Included datafile with 4 error examples: See attached. Note that ULMS CPT4 codes being pulled down requires a license. I provide 4 error examples with Concept name and Concept code redacted so as to ensure that I haven't created any kind of license infringements by providing this document. The OMOP information provided by Odysseus, including Concept_ID's, remain.

OMOP Vocabulary version: v5.0 23-JAN-23

Java info: Version 8 Update 361 (build 1.8.0_361-b09)
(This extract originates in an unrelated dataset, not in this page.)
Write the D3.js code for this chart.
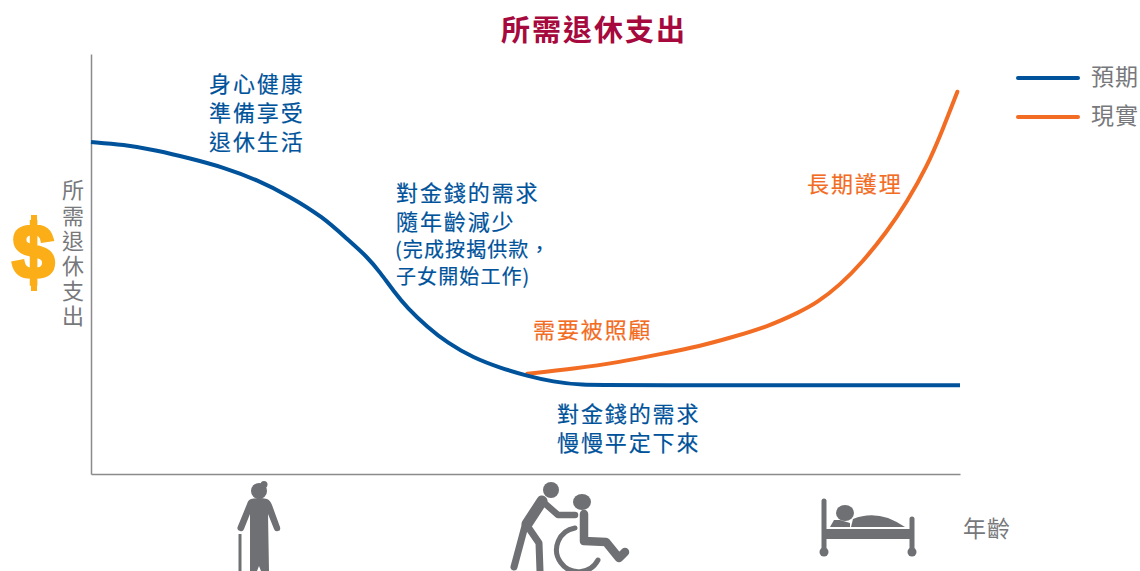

Target Database version: PostgreSQL 14.4 on x86_64-pc-linux-gnu, compiled by gcc (GCC) 7.3.1 20180712 (Red Hat 7.3.1-12), 64-bit

System info: Processor 12th Gen Intel(R) Core(TM) i7-1270P 2.20 GHz Installed RAM 32.0 GB (31.4 GB usable) System type 64-bit operating system, x64-based processor

Windows Info: Edition Windows 10 Enterprise Version 21H2 Installed on ‎7/‎20/‎2022 OS build 19044.2846 Experience Windows Feature Experience Pack 120.2212.4190.0

CONCEPT_first_4_cpt4_errors.csv

odikia avatar May 05 '23 17:05 odikia

@odikia - Daniel, this is odd... let me double check if we have changed anything recently about the cpt4.jar.

mik-ohdsi avatar May 10 '23 08:05 mik-ohdsi

@odikia - looks as if we have been doing this for a while now. I can confirm that it seems that all rows for CPT4 in the concept.csv after reconstitution end with a CRLF instead of only a LF. Did you always update your vocabularies in the same way and if so, when was the last time that you were able to do so without an error?

mik-ohdsi avatar May 10 '23 15:05 mik-ohdsi